[Items listed in a dataset]

start

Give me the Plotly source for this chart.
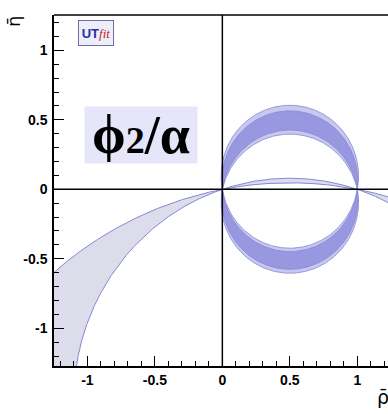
import numpy as np
import plotly.graph_objects as go

# ---- data: constraint boundaries expressed as angle alpha (degrees) ----
# each circle passes through (0,0) and (1,0); inscribed angle = alpha
upper_light = [79.1, 103.0]   # outer, inner (eta > 0 band, 95%)
upper_dark = [83.0, 99.0]     # outer, inner (68%)
lower_light = [79.2, 99.4]    # outer, inner (eta < 0 band, 95%)
lower_dark = [81.9, 96.2]
gray_band = [169.3, 161.8]    # wide circles giving the thin crescent / left band

x_range = [-1.247, 1.227]
y_range = [-1.272, 1.255]
x_ticks = [-1, -0.5, 0, 0.5, 1]
x_ticklabels = ["-1", "-0.5", "0", "0.5", "1"]
y_ticks = [-1, -0.5, 0, 0.5, 1]
y_ticklabels = ["-1", "-0.5", "0", "0.5", "1"]

LIGHT = "rgb(200,200,238)"
DARK = "rgb(152,152,224)"
GRAY = "rgb(220,220,234)"
EDGE = "rgb(135,135,215)"


def circle(alpha_deg):
    a = np.radians(alpha_deg)
    k = 0.5 / np.tan(a)
    r = 0.5 / np.sin(a)
    return k, r


def top_arc(alpha_deg, reverse=False, n=400):
    k, r = circle(alpha_deg)
    t0 = np.arctan2(-k, 0.5)
    t = np.linspace(t0, np.pi - t0, n)
    if reverse:
        t = t[::-1]
    return 0.5 + r * np.cos(t), k + r * np.sin(t)


def band(outer, inner, sign):
    xo, yo = top_arc(outer)
    xi, yi = top_arc(inner, reverse=True)
    x = np.concatenate([xo, xi, xo[:1]])
    y = np.concatenate([yo, yi, yo[:1]]) * sign
    return x, y


fig = go.Figure()

# gray band between two large circles
xs = np.linspace(x_range[0] - 0.05, x_range[1] + 0.05, 3000)
k1, r1 = circle(gray_band[0])
k2, r2 = circle(gray_band[1])
y1 = k1 + np.sqrt(np.clip(r1**2 - (xs - 0.5) ** 2, 0, None))
d2 = r2**2 - (xs - 0.5) ** 2
y2 = np.where(d2 >= 0, k2 + np.sqrt(np.clip(d2, 0, None)), y_range[0] - 1)
fig.add_trace(go.Scatter(x=xs, y=y1, mode="lines", line=dict(color=EDGE, width=1),
                         hoverinfo="skip", showlegend=False))
fig.add_trace(go.Scatter(x=xs, y=y2, mode="lines", line=dict(color=EDGE, width=1),
                         fill="tonexty", fillcolor=GRAY, hoverinfo="skip", showlegend=False))

for (outer, inner), sign, col in [
    (upper_light, 1, LIGHT), (upper_dark, 1, DARK),
    (lower_light, -1, LIGHT), (lower_dark, -1, DARK),
]:
    bx, by = band(outer, inner, sign)
    fig.add_trace(go.Scatter(x=bx, y=by, mode="lines", fill="toself", fillcolor=col,
                             line=dict(color=EDGE, width=0.8), hoverinfo="skip",
                             showlegend=False))

tickfont = dict(family="Liberation Sans, Arial, sans-serif", size=14, color="black")


def bold(labels):
    return ["<b>%s</b>" % s for s in labels]


fig.update_layout(
    width=388, height=414,
    margin=dict(l=54, r=0, t=15, b=48),
    paper_bgcolor="white", plot_bgcolor="white",
    xaxis=dict(range=x_range, tickvals=x_ticks, ticktext=bold(x_ticklabels),
               ticks="inside", ticklen=10, tickwidth=1, tickcolor="black",
               minor=dict(dtick=0.1, ticks="inside", ticklen=5, tickcolor="black", tickwidth=1, showgrid=False),
               showgrid=False, zeroline=False, showline=True, linecolor="black", linewidth=1.5,
               tickfont=tickfont, ticklabelstandoff=0),
    yaxis=dict(range=y_range, tickvals=y_ticks, ticktext=bold(y_ticklabels),
               ticks="inside", ticklen=10, tickwidth=1, tickcolor="black",
               minor=dict(dtick=0.1, ticks="inside", ticklen=5, tickcolor="black", tickwidth=1, showgrid=False),
               showgrid=False, zeroline=False, showline=True, linecolor="black", linewidth=1.5,
               tickfont=tickfont, ticklabelstandoff=2),
    shapes=[
        dict(type="line", xref="x", yref="paper", x0=0, x1=0, y0=0, y1=1,
             line=dict(color="black", width=1.5), layer="above"),
        dict(type="line", xref="paper", yref="y", x0=0, x1=1, y0=0, y1=0,
             line=dict(color="black", width=1.5), layer="above"),
        dict(type="line", xref="paper", yref="paper", x0=0, x1=1, y0=1, y1=1,
             line=dict(color="black", width=1.5), layer="above"),
    ],
)

pw, ph = 388 - 54, 414 - 15 - 48


def px(xp):
    return (xp - 54) / pw


def py(yp):
    return (414 - 48 - yp) / ph


fig.add_annotation(x=px(141), y=py(135), xref="paper", yref="paper",
                   xanchor="center", yanchor="middle", width=110, height=54,
                   text="ϕ<span style='font-size:38px;font-weight:bold'>2</span>/α", showarrow=False,
                   font=dict(family="Liberation Serif, Times New Roman, serif", size=54,
                             color="black", weight="bold"),
                   bgcolor="rgb(230,230,250)", borderpad=1)

fig.add_annotation(x=px(96), y=py(33), xref="paper", yref="paper",
                   xanchor="center", yanchor="middle", width=32, height=22,
                   text="<b>UT</b><span style='font-family:Liberation Serif;font-size:13px;color:rgb(200,30,30)'><i>fit</i></span>",
                   showarrow=False,
                   font=dict(family="Liberation Sans, Arial, sans-serif", size=13, color="rgb(30,50,160)"),
                   bgcolor="rgb(238,238,250)", bordercolor="rgb(110,110,170)", borderwidth=1, borderpad=1)

fig.add_annotation(x=px(383), y=py(397), xref="paper", yref="paper",
                   xanchor="center", yanchor="middle",
                   text="ρ\u0304", showarrow=False,
                   font=dict(family="DejaVu Sans, sans-serif", size=19, color="black"))
fig.add_annotation(x=px(13), y=py(22), xref="paper", yref="paper",
                   xanchor="center", yanchor="middle",
                   text="η\u0304", showarrow=False, textangle=-90,
                   font=dict(family="DejaVu Sans, sans-serif", size=18, color="black"))

fig.write_html("out.html")
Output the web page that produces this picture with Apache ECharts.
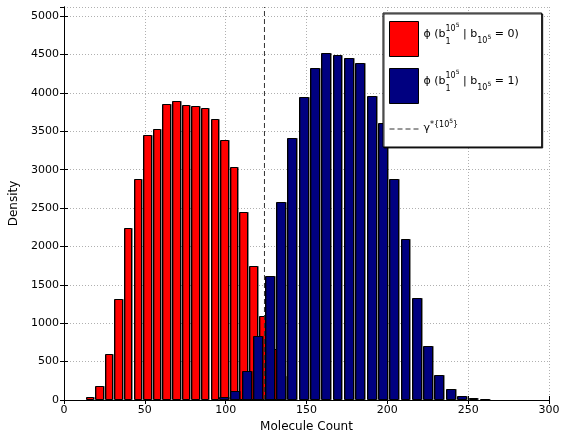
<!DOCTYPE html>
<html>
<head>
<meta charset="utf-8">
<script src="https://cdn.jsdelivr.net/npm/echarts@6/dist/echarts.min.js"></script>
<style>
  html, body { margin: 0; padding: 0; background: #fff; }
  #chart { width: 564px; height: 433px; }
</style>
</head>
<body>
<div id="chart"></div>
<script>
// Histogram of molecule counts given bit 0 (red) and bit 1 (blue)
const redCenters  = [15.9, 21.9, 27.8, 33.8, 39.7, 45.7, 51.6, 57.6, 63.5, 69.5, 75.4,
                     81.4, 87.3, 93.3, 99.2, 105.2, 111.1, 117.1, 123.0, 129.0, 134.9];
const redValues   = [35, 187, 599, 1319, 2235, 2873, 3446, 3529, 3850, 3893, 3846,
                     3824, 3802, 3655, 3381, 3030, 2444, 1745, 1094, 660, 312];
const blueCenters = [99.0, 106.0, 113.1, 120.1, 127.2, 134.1, 141.2, 148.2, 155.2, 162.2,
                     169.2, 176.3, 183.3, 190.3, 197.2, 204.2, 211.2, 218.2, 225.2, 232.2,
                     239.3, 246.3, 253.3, 260.3];
const blueValues  = [35, 117, 378, 833, 1615, 2582, 3407, 3941, 4319, 4527,
                     4501, 4453, 4384, 3967, 3603, 2878, 2101, 1324, 700, 326,
                     143, 52, 22, 5];
// decision threshold gamma*
const gammaValue = 124;

const xRange = [0, 300], xStep = 50;
const yRange = [0, 5120], yStep = 500;

const RED_NAME = 'phi0', BLUE_NAME = 'phi1', GAMMA_NAME = 'gamma';
const FONT = '"DejaVu Sans", "Liberation Sans", Arial, sans-serif';

function barRenderer(binWidth, fill) {
  return function (params, api) {
    const x = api.value(0), y = api.value(1);
    const a = api.coord([x - binWidth / 2, y]);
    const b = api.coord([x + binWidth / 2, 0]);
    const x0 = Math.round(a[0]) + 0.5, x1 = Math.round(b[0]) - 0.5;
    const y0 = Math.round(a[1]) + 0.5, y1 = Math.round(b[1]) - 0.5;
    return {
      type: 'rect',
      shape: { x: x0, y: Math.min(y0, y1), width: x1 - x0, height: Math.max(0, y1 - y0) },
      style: {
        fill: fill, stroke: '#000', lineWidth: 1,
        shadowColor: 'rgba(0,0,0,0.35)', shadowOffsetX: 1, shadowOffsetY: 0, shadowBlur: 0
      }
    };
  };
}

const legendText = {};
legendText[RED_NAME]  = '{m|ϕ (b}{sb|1}{sp|10}{ssp|5}{m| | b}{sb2|10}{ssb|5}{m| = 0)}';
legendText[BLUE_NAME] = '{m|ϕ (b}{sb|1}{sp|10}{ssp|5}{m| | b}{sb2|10}{ssb|5}{m| = 1)}';
legendText[GAMMA_NAME] = '{g|γ}{gs|*{10}{gss|5}}\n{pad| }';

const gridLine = { show: true, lineStyle: { color: '#b0b0b0', width: 1, type: [1, 2] } };
const blackLine = { show: true, lineStyle: { color: '#000', width: 1 } };
const inTicks = { show: true, inside: true, length: 4, lineStyle: { color: '#000' } };

const chart = echarts.init(document.getElementById('chart'), null, { renderer: 'canvas' });
chart.setOption({
  animation: false,
  backgroundColor: '#fff',
  grid: { left: 64, right: 15, top: 7, bottom: 33, containLabel: false, outerBoundsMode: 'none' },
  xAxis: [
    {
      type: 'value', position: 'bottom', min: xRange[0], max: xRange[1], interval: xStep,
      axisLine: blackLine, axisTick: inTicks, splitLine: gridLine,
      axisLabel: { color: '#000', fontSize: 11, fontFamily: FONT, margin: 5 },
      name: 'Molecule Count', nameLocation: 'middle', nameGap: 17,
      nameTextStyle: { color: '#000', fontSize: 12, fontFamily: FONT }
    },
    {
      type: 'value', position: 'top', min: xRange[0], max: xRange[1], interval: xStep,
      axisLine: blackLine, axisTick: inTicks, splitLine: { show: false },
      axisLabel: { show: false }
    }
  ],
  yAxis: [
    {
      type: 'value', position: 'left', min: yRange[0], max: yRange[1], interval: yStep,
      axisLine: blackLine, axisTick: inTicks, splitLine: gridLine,
      axisLabel: {
        color: '#000', fontSize: 11, fontFamily: FONT, margin: 5, showMaxLabel: false,
        formatter: function (v) { return String(v); }
      },
      name: 'Density', nameLocation: 'middle', nameGap: 34,
      nameTextStyle: { color: '#000', fontSize: 12, fontFamily: FONT }
    },
    {
      type: 'value', position: 'right', min: yRange[0], max: yRange[1], interval: yStep,
      axisLine: blackLine, axisTick: inTicks, splitLine: { show: false },
      axisLabel: { show: false }
    }
  ],
  legend: {
    orient: 'vertical', left: 383, top: 13,
    padding: [8, 23, 4, 6], itemWidth: 29, itemHeight: 35, itemGap: 11,
    backgroundColor: '#fff', borderColor: '#000', borderWidth: 1,
    shadowColor: 'rgba(0,0,0,0.8)', shadowOffsetX: 1, shadowOffsetY: 1, shadowBlur: 0,
    selectedMode: false,
    lineStyle: { width: 1 },
    data: [
      { name: RED_NAME, icon: 'rect', itemStyle: { color: '#ff0000', borderColor: '#000', borderWidth: 1 } },
      { name: BLUE_NAME, icon: 'rect', itemStyle: { color: '#000080', borderColor: '#000', borderWidth: 1 } },
      { name: GAMMA_NAME, itemStyle: { opacity: 0 } }
    ],
    formatter: function (name) { return legendText[name]; },
    textStyle: {
      color: '#000', fontFamily: FONT, fontSize: 8,
      rich: {
        m:   { fontSize: 11, height: 11, lineHeight: 34, padding: [7, 0, 0, 0], verticalAlign: 'top', fontFamily: FONT, color: '#000' },
        sp:  { fontSize: 8, height: 8, padding: [3, 0, 0, 0], verticalAlign: 'top', fontFamily: FONT, color: '#000' },
        ssp: { fontSize: 6, height: 6, padding: [0, 0, 0, 0], verticalAlign: 'top', fontFamily: FONT, color: '#000' },
        sb:  { fontSize: 8, height: 8, width: 0, padding: [16, 0, 0, 0], verticalAlign: 'top', fontFamily: FONT, color: '#000' },
        sb2: { fontSize: 8, height: 8, padding: [15, 0, 0, 0], verticalAlign: 'top', fontFamily: FONT, color: '#000' },
        ssb: { fontSize: 6, height: 6, padding: [12, 0, 0, 0], verticalAlign: 'top', fontFamily: FONT, color: '#000' },
        g:   { fontSize: 11, height: 11, lineHeight: 20, padding: [8, 0, 0, 0], verticalAlign: 'top', fontFamily: FONT, color: '#000' },
        gs:  { fontSize: 8, height: 8, padding: [6, 0, 0, 0], verticalAlign: 'top', fontFamily: FONT, color: '#000' },
        gss: { fontSize: 6, height: 6, padding: [3, 0, 0, 0], verticalAlign: 'top', fontFamily: FONT, color: '#000' },
        pad: { fontSize: 6, height: 8, lineHeight: 8, fontFamily: FONT, color: '#000' }
      }
    }
  },
  series: [
    {
      name: RED_NAME, type: 'custom', xAxisIndex: 0, yAxisIndex: 0, z: 2,
      itemStyle: { color: '#ff0000', borderColor: '#000', borderWidth: 1 },
      encode: { x: 0, y: 1 },
      renderItem: barRenderer(5.2, '#ff0000'),
      data: redCenters.map(function (c, i) { return [c, redValues[i]]; })
    },
    {
      name: BLUE_NAME, type: 'custom', xAxisIndex: 0, yAxisIndex: 0, z: 3,
      itemStyle: { color: '#000080', borderColor: '#000', borderWidth: 1 },
      encode: { x: 0, y: 1 },
      renderItem: barRenderer(6.1, '#000080'),
      data: blueCenters.map(function (c, i) { return [c, blueValues[i]]; })
    },
    {
      name: GAMMA_NAME, type: 'line', xAxisIndex: 0, yAxisIndex: 0, z: 4,
      symbol: 'none', silent: true,
      lineStyle: { color: '#333', width: 1, type: [5, 3] },
      itemStyle: { color: '#333' },
      data: [[gammaValue, yRange[0]], [gammaValue, yRange[1]]]
    }
  ]
});
</script>
</body>
</html>
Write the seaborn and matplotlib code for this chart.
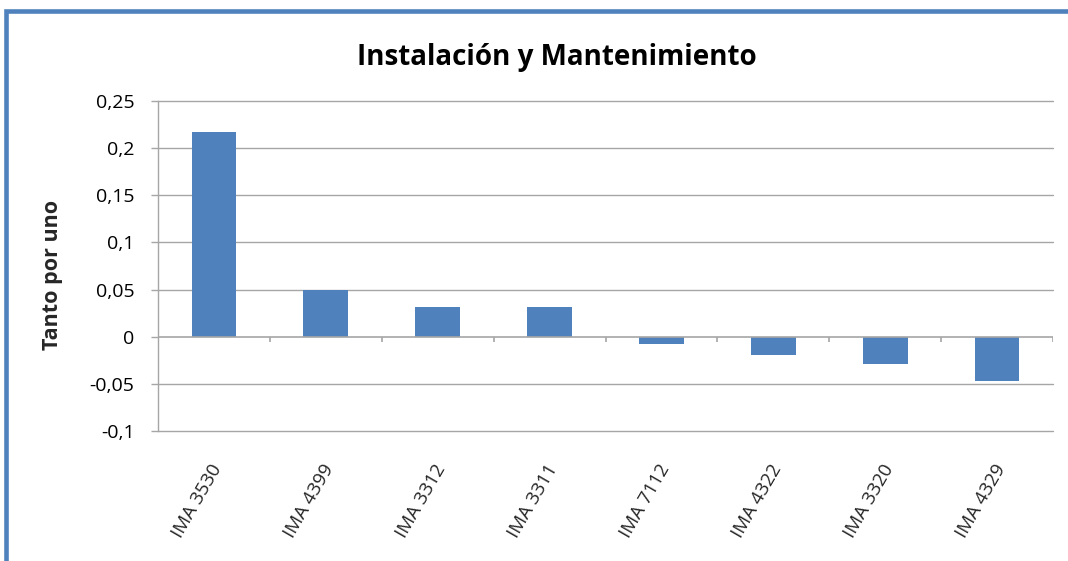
import matplotlib
matplotlib.use("Agg")
import matplotlib.pyplot as plt
import matplotlib.transforms as mtransforms
from matplotlib.patches import Rectangle
import pandas as pd
import seaborn as sns

# Data
categories = ["IMA 3530", "IMA 4399", "IMA 3312", "IMA 3311",
              "IMA 7112", "IMA 4322", "IMA 3320", "IMA 4329"]
values = [0.217, 0.05, 0.032, 0.032, -0.008, -0.019, -0.029, -0.047]
y_ticks = [-0.1, -0.05, 0, 0.05, 0.1, 0.15, 0.2, 0.25]
y_tick_labels = ["-0,1", "-0,05", "0", "0,05", "0,1", "0,15", "0,2", "0,25"]

title = "Instalación y Mantenimiento"
y_label = "Tanto por uno"

sns.set_theme(style="white")
plt.rcParams["font.family"] = ["Open Sans", "DejaVu Sans"]

bar_color = "#4F81BD"
grid_color = "#A6A6A6"

df = pd.DataFrame({"categoria": categories, "valor": values})

fig = plt.figure(figsize=(10.68, 5.61), dpi=100)
ax = fig.add_axes([158 / 1068, 1 - 431 / 561, (1053 - 158) / 1068, (431 - 101) / 561])

sns.barplot(data=df, x="categoria", y="valor", color=bar_color,
            width=0.4, saturation=1, ax=ax, linewidth=0)

ax.set_xlim(-0.5, len(categories) - 0.5)
ax.set_ylim(y_ticks[0], y_ticks[-1])
ax.set_yticks(y_ticks)
ax.set_yticklabels(y_tick_labels, fontsize=14, color="#000000")

# Horizontal gridlines
for yv in y_ticks:
    if yv != 0:
        ax.axhline(yv, color=grid_color, lw=1.0, zorder=0, clip_on=False)
ax.set_axisbelow(True)

for side in ["top", "right", "bottom"]:
    ax.spines[side].set_visible(False)
ax.spines["left"].set_color(grid_color)
ax.spines["left"].set_linewidth(1.0)

ax.tick_params(axis="y", which="major", direction="out", length=5,
               width=1.0, color=grid_color, pad=12, left=True)

# Category axis sits on the zero line, with ticks between categories
ax.axhline(0, color=grid_color, lw=1.2, zorder=3)
ax.set_xticks(range(len(categories)))
ax.tick_params(axis="x", which="major", length=0, bottom=False)
boundaries = [i + 0.5 for i in range(len(categories))]
ax.vlines(boundaries, -0.0055, 0, color=grid_color, lw=1.2, zorder=3)

ax.set_xticklabels(categories, rotation=60, ha="right", va="center",
                   rotation_mode="anchor", fontsize=13.5)
offset = mtransforms.ScaledTranslation(0.04, -0.30, fig.dpi_scale_trans)
for lbl in ax.get_xticklabels():
    lbl.set_transform(lbl.get_transform() + offset)

ax.set_xlabel("")
ax.set_ylabel(y_label, fontsize=15.5, fontweight="bold")
ax.yaxis.set_label_coords(-0.106, 0.473)

fig.text(557 / 1068, 1 - 57 / 561, title, ha="center", va="center",
         fontsize=20, fontweight="bold", color="#000000")

# Chart area frame (top and left edges visible)
fig.patches.append(Rectangle((6 / 1068, -0.2), 1.2, 1 - 11 / 561 + 0.2,
                             transform=fig.transFigure, fill=False,
                             edgecolor=bar_color, lw=3.3, zorder=10))

fig.savefig("out.png", dpi=100)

end

Begin at the first line of the entries above and return each line exactly, stopping after the line that contains "import plotly.graph_objects as go". Pictures do not belong in the copy.

Give me the Plotly source for this chart.
import numpy as np
import plotly.graph_objects as go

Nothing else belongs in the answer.